Elle serait un des liens entre l’approche occidentale de la musique et la philosophie orientale ?
- Oui tout à fait. Il y a un mélange de technique violonistique de haute qualité qui vient sans doute des pays de l’Est et aussi de techniques corporelles car c’était une époque où l’on parlait beaucoup du yoga, de la gymnastique suédoise, où l’on a beaucoup développé la notion du corps. Ça devenait courant. Moi-même j’ai pris des cours de yoga, de tai-chi, de relaxation, dès l’âge de 20 ans… Elle n’était pas directive, elle m’a juste laissé une ouverture et j’ai cherché par moi-même.
 
Comment organisait-elle son travail dans l’année avec chaque élève ?
- Elle n’avait pas de plan précis pour chaque élève, elle faisait en fonction de l’évolution de chacun…
A une époque, elle a commencé à prendre des notes sur chacun de ses élèves, mais elle a vite abandonné cette manière de faire… elle était dans la spontanéité avec une base pédagogique qui était installée en elle.
Elle ne cessait pas de chercher. J’ai senti l’évolution de sa pédagogie… des assouplissements de la posture, de l’axe du violon… Chacun de ses élèves était pour elle un champ de recherche.
Pour son livre, lorsqu’elle classait ses notes, c’était bien l’expérience de chaque élève qu’elle prenait. Elle a mis quinze années pour l’écrire. Je me souviens avoir passé trois semaines de vacances avec elle et des amis et chaque après-midi elle écrivait. Puis on discutait énormément, c’était passionnant.
Elle ne cherchait rien pour elle. Elle cherchait à transmettre. Elle se sentait canal entre ses connaissances, son contact avec le haut et la transmission. Transmettre ce qui était pour elle une vérité et qu’elle cherchait sans cesse. Nous faisions le voyage ensemble.
 
Face à un élève, elle avait l’intuition de quoi ?
- Jamais elle n’essayait de convaincre un élève à interpréter comme elle. Elle avait une grande force intuitive. Pour cela j’ai bien fait la différence avec mon ancien professeur qui me disait comment interpréter telle œuvre (ici c’est forte, là piano, là gai, ou triste..) alors qu'elle ne m’a jamais parlé comme ça.

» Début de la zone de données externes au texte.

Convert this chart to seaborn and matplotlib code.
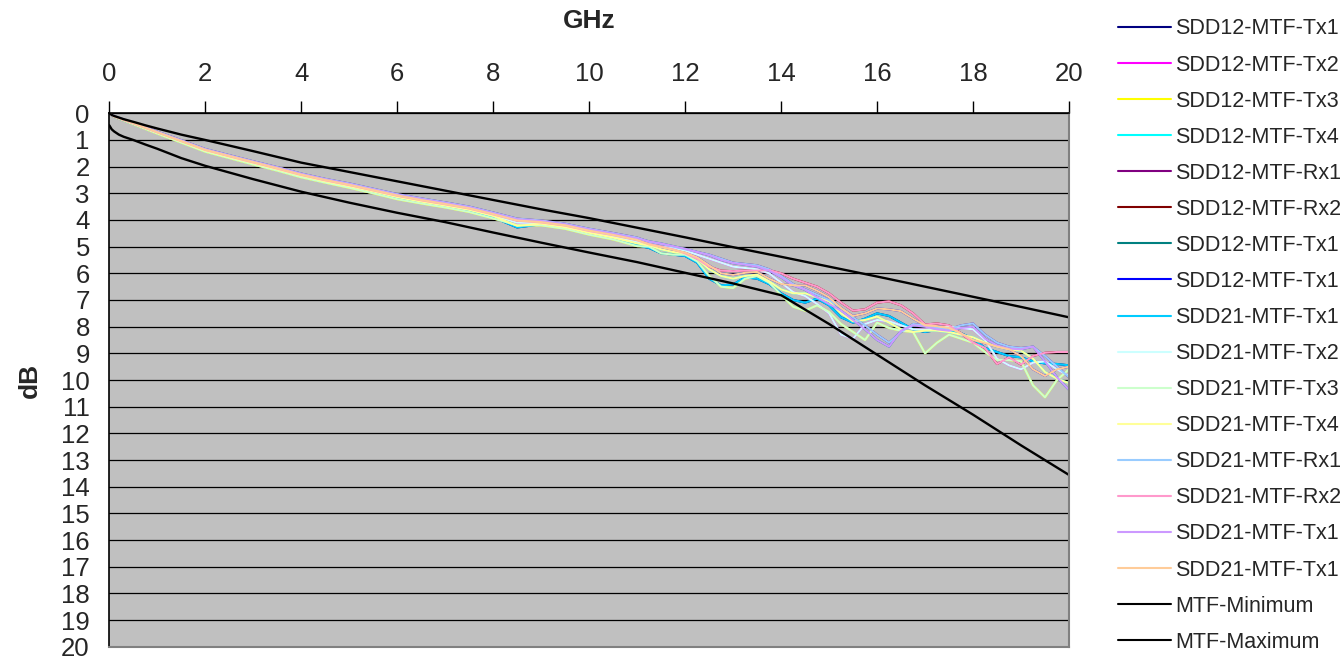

Peut-être qu’elle supposait que c’était évident pour moi, ayant déjà joué pas mal de choses… mais ce n’était pas son langage… elle disait : « Ecoute, va jusqu’au bout de la phrase, laisse toi porter à la dire… » Et là on trouvait instinctivement une ligne musicale, une ligne expressive… C’est cela qu’il fallait développer et non se dire « je vais jouer gai ou triste »….
 
Etait-elle entourée par d’autres musiciens dans ses recherches ?
- Elle était entourée par des gens comme Tortelier, Maurice Bourgue, Guy Bénard mais aussi des kinés, des gens du corps…
Elle organisait des soirées musicales chez elle et on pouvait faire de la musique de chambre, se rencontrer avec d’autres instrumentistes et elle-même faisait quelques soirées en trio avec Guy Bénard.
Son jeu était d’un très beau son, une approche très fine de ce quelle enseignait…
Toute la famille Tortelier était souvent chez elle… Il y avait des soirées sympas… !
 
Quelle était sa réputation en dehors de ce cercle ?
- Elle était très jalousée, très critiquée…
Ça dérangeait les professeurs alentour qu’il y ait quelqu’un qui remette tous les élèves d’aplomb. Ce n’était pas accepté…
Et ceux qui n’adhéraient pas à sa façon d’enseigner disaient que ce n’était pas bon de jouer sans coussin (alors que tous ses élèves ne jouaient pas sans, cela dépendait des morphologies)… qu’elle avait l’habitude de couper les cheveux en quatre, trop méticuleuse, voire névrotique… En fait, sa recherche était très mal comprise.
On disait parfois de sa classe : « C’est une secte !! »…
Beaucoup de ses élèves enseignent maintenant dans des conservatoires un peu partout en France…
A sa mort en 1983 il fut question de monter une fondation, mais l’idée n’a pas été retenue…
 
Qu’a-t-elle apporté à l’art de jouer du violon ?
- Elle considère le violon comme source d’évolution personnelle.
Elle ramène le violon à l’intérieur de la personne et en même temps il y a communication vers un public. C’est d’abord un chemin vers soi avant d’aller vers l’autre.
Le violon est un peu le prétexte pour se trouver soi-même…
Et finalement, quand on s’est trouvé, on peut communiquer.
L’instrument, soi, l’extérieur…
 
Peut-on parler de portée universelle ?
- La vraie portée universelle est de laisser chacun résonner selon son potentiel.
Le travail de sa pédagogie était de guider cela.